Cal Balcony Collapse Spurs Greater Builder Oversight

     SACRAMENTO, Calif. (CN) — California Gov. Jerry Brown tightened state oversight of building contractors by signing a bill Thursday spawned by the 2015 Berkeley balcony collapse that killed six students.
     Senate Bill 465 requires licensed contractors to report to state regulators regarding crimes related to their trade and also tasks the California Building Standards Commission with determining whether statutory changes to California’s building code laws are needed.
     State Sen. Loni Hancock, D-Berkeley, proposed the bill in the aftermath of the tragic balcony collapse. Thirteen people, six of them Irish exchange students, plummeted more than 40 feet when the rotted balcony at the Library Gardens complex near the University of California, Berkeley campus collapsed during a birthday party.

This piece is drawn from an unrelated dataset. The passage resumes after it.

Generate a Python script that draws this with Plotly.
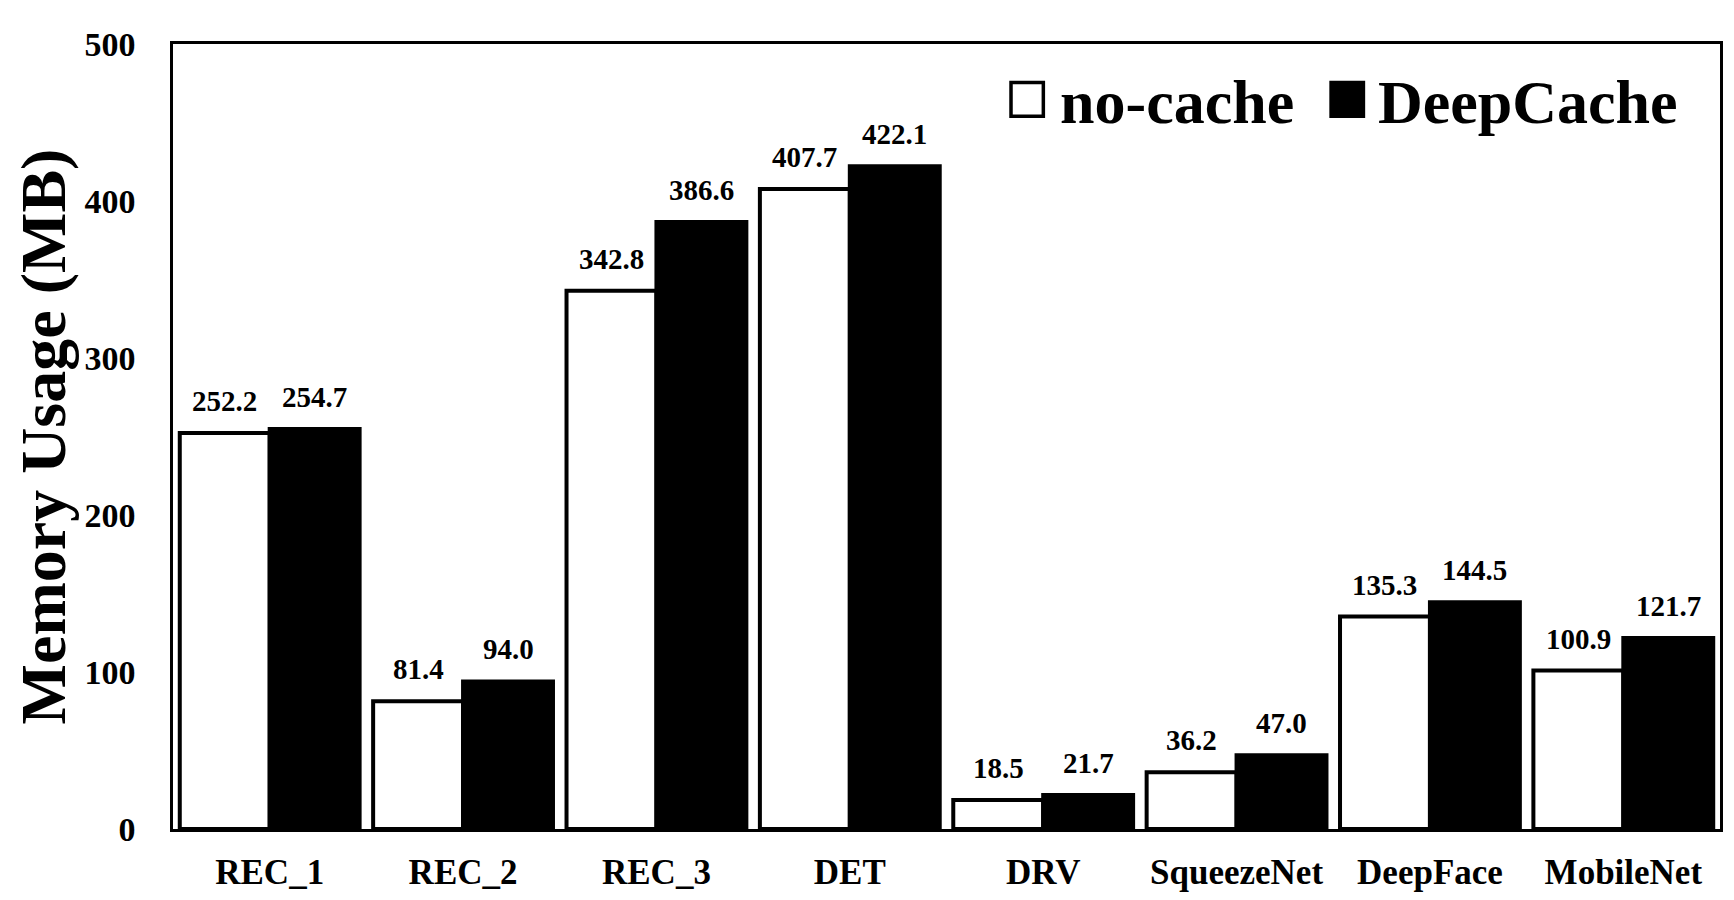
import plotly.graph_objects as go

# Memory usage of each model, MB
models = ['REC_1', 'REC_2', 'REC_3', 'DET', 'DRV', 'SqueezeNet', 'DeepFace', 'MobileNet']
no_cache = [252.2, 81.4, 342.8, 407.7, 18.5, 36.2, 135.3, 100.9]
deep_cache = [254.7, 94.0, 386.6, 422.1, 21.7, 47.0, 144.5, 121.7]
y_ticks = [0, 100, 200, 300, 400, 500]

FONT = 'Liberation Serif'
W, H = 1734, 900
MARGIN = dict(l=165, r=22, t=36, b=79)
BARGAP = 0.07

fig = go.Figure()
fig.add_trace(go.Bar(
    x=models, y=no_cache, name='no-cache',
    marker=dict(color='white', line=dict(color='black', width=4)),
    showlegend=False,
))
fig.add_trace(go.Bar(
    x=models, y=deep_cache, name='DeepCache',
    marker=dict(color='black', line=dict(color='black', width=4)),
    showlegend=False,
))

# value labels, lifted a bit higher above the bars than plotly's outside text
cat_w = (W - MARGIN['l'] - MARGIN['r']) / len(models)
offset = (1 - BARGAP) * cat_w / 4
for values, shift in [(no_cache, -offset), (deep_cache, offset)]:
    for m, v in zip(models, values):
        fig.add_annotation(x=m, y=v, xshift=shift, yshift=14,
                           xanchor='center', yanchor='bottom', showarrow=False,
                           text=f'{v:.1f}',
                           font=dict(family=FONT, size=29, color='black', weight='bold'))

# legend drawn by hand so the boxes can be as large as in the original
legend_items = [('no-cache', 'white', 0.5417, 0.5721), ('DeepCache', 'black', 0.7486, 0.7776)]
for label, color, box_x, text_x in legend_items:
    fig.add_shape(type='rect', xref='paper', yref='paper',
                  x0=box_x, x1=box_x + 0.0209, y0=0.908, y1=0.951,
                  fillcolor=color, line=dict(color='black', width=3.5))
    fig.add_annotation(xref='paper', yref='paper', x=text_x, y=0.926,
                       xanchor='left', yanchor='middle', showarrow=False,
                       text=label,
                       font=dict(family=FONT, size=62, color='black', weight='bold'))

fig.update_layout(
    width=W, height=H,
    margin=MARGIN,
    paper_bgcolor='white', plot_bgcolor='white',
    barmode='group', bargap=BARGAP, bargroupgap=0,
    font=dict(family=FONT, color='black'),
)
fig.update_xaxes(
    showline=True, linecolor='black', linewidth=2.5, mirror=True,
    ticks='', ticklabelstandoff=10, showgrid=False,
    tickfont=dict(family=FONT, size=35, color='black', weight='bold'),
)
fig.update_yaxes(
    range=[0, 500], tickvals=y_ticks, showline=True, linecolor='black',
    linewidth=2.5, mirror=True, ticks='', ticklabelstandoff=28,
    showgrid=False, zeroline=False,
    tickfont=dict(family=FONT, size=34, color='black', weight='bold'),
    title=dict(text='Memory Usage (MB)', standoff=21,
               font=dict(family=FONT, size=64, color='black', weight='bold')),
)

fig.write_html('out.html')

     It was later revealed that the company that built the apartment complex had a series of prior construction defects settlements totaling more than $26 million.
     The firm, Segue Construction, and other construction firms are not required by law to report the settlements to the California Contractors License Board. In April, the regulator determined that the contractors working on the Berkeley apartment complex violated building codes and recommended the suspension or revocation of their licenses.
     Brown signed the bill during a ceremony that was attended by the family of one of the students killed in the collapse.
     “This bill is an important step toward preventing another tragedy,” Brown said in a statement.
     Hancock said she hopes the bill helps ease the pain of the families involved in the accident.
     “It is my fervent hope that this measure brings at least some comfort to the families of the young people killed when this balcony collapsed,” Hancock said in a statement.
     The city of Berkeley has already tightened its building codes for balconies on buildings and apartments with three or more residential units.